[GIVEN TASK]
Write out each line in which the string "matplotlib" is present.

-- start of SOURCE EXCERPT --

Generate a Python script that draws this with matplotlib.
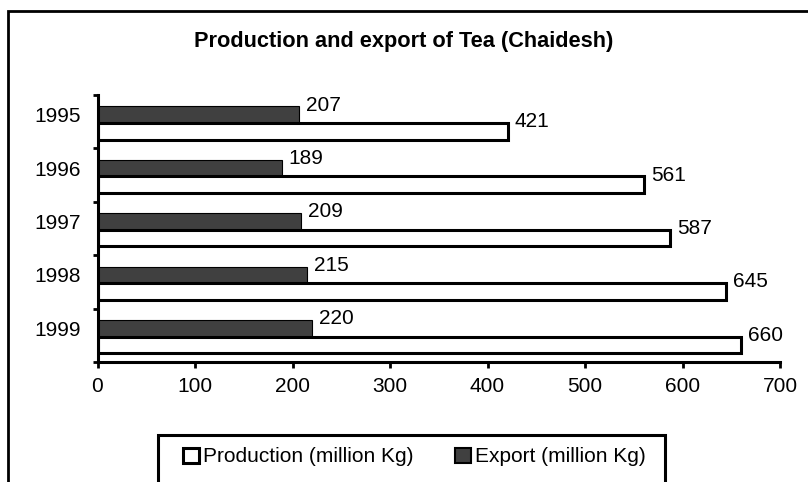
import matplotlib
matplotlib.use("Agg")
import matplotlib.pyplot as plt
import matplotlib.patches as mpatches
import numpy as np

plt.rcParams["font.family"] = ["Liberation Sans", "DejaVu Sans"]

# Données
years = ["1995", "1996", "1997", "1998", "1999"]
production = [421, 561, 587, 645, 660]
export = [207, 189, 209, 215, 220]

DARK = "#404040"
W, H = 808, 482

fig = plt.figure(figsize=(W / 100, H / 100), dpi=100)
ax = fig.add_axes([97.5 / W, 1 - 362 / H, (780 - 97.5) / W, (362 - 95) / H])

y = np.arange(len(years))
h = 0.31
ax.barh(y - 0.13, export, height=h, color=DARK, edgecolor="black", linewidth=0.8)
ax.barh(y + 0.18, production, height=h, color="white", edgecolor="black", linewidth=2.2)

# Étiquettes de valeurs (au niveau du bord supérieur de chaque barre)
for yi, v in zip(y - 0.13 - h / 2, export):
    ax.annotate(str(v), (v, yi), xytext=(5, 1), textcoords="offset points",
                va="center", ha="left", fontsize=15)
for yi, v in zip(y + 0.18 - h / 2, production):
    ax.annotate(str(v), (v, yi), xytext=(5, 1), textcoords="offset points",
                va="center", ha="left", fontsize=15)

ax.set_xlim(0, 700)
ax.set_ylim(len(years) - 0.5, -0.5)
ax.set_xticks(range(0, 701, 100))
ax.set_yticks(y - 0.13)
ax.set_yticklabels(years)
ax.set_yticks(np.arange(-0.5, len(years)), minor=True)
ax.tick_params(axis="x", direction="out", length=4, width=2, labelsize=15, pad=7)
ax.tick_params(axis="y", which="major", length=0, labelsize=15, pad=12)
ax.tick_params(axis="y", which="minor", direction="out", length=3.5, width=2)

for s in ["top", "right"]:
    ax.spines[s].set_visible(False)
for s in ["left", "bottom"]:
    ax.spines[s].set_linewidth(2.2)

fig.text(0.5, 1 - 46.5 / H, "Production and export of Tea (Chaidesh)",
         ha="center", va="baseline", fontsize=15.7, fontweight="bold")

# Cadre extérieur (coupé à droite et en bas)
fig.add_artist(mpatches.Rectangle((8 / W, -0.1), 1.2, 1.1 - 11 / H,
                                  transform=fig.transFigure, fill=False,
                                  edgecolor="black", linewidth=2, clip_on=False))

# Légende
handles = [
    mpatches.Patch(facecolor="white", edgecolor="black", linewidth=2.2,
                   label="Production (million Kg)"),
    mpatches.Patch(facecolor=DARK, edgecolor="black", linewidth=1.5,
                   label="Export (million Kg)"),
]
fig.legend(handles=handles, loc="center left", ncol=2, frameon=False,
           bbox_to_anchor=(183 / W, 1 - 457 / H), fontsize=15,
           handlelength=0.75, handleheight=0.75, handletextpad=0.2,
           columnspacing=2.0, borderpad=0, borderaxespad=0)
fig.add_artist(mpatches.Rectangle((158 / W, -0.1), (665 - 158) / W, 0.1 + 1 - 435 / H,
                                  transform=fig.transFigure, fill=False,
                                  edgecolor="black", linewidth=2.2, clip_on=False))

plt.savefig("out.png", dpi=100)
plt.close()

-- end of SOURCE EXCERPT --

[TASK RESPONSE]
Generate a Python script that draws this with matplotlib.
import matplotlib
matplotlib.use("Agg")
import matplotlib.pyplot as plt
import matplotlib.patches as mpatches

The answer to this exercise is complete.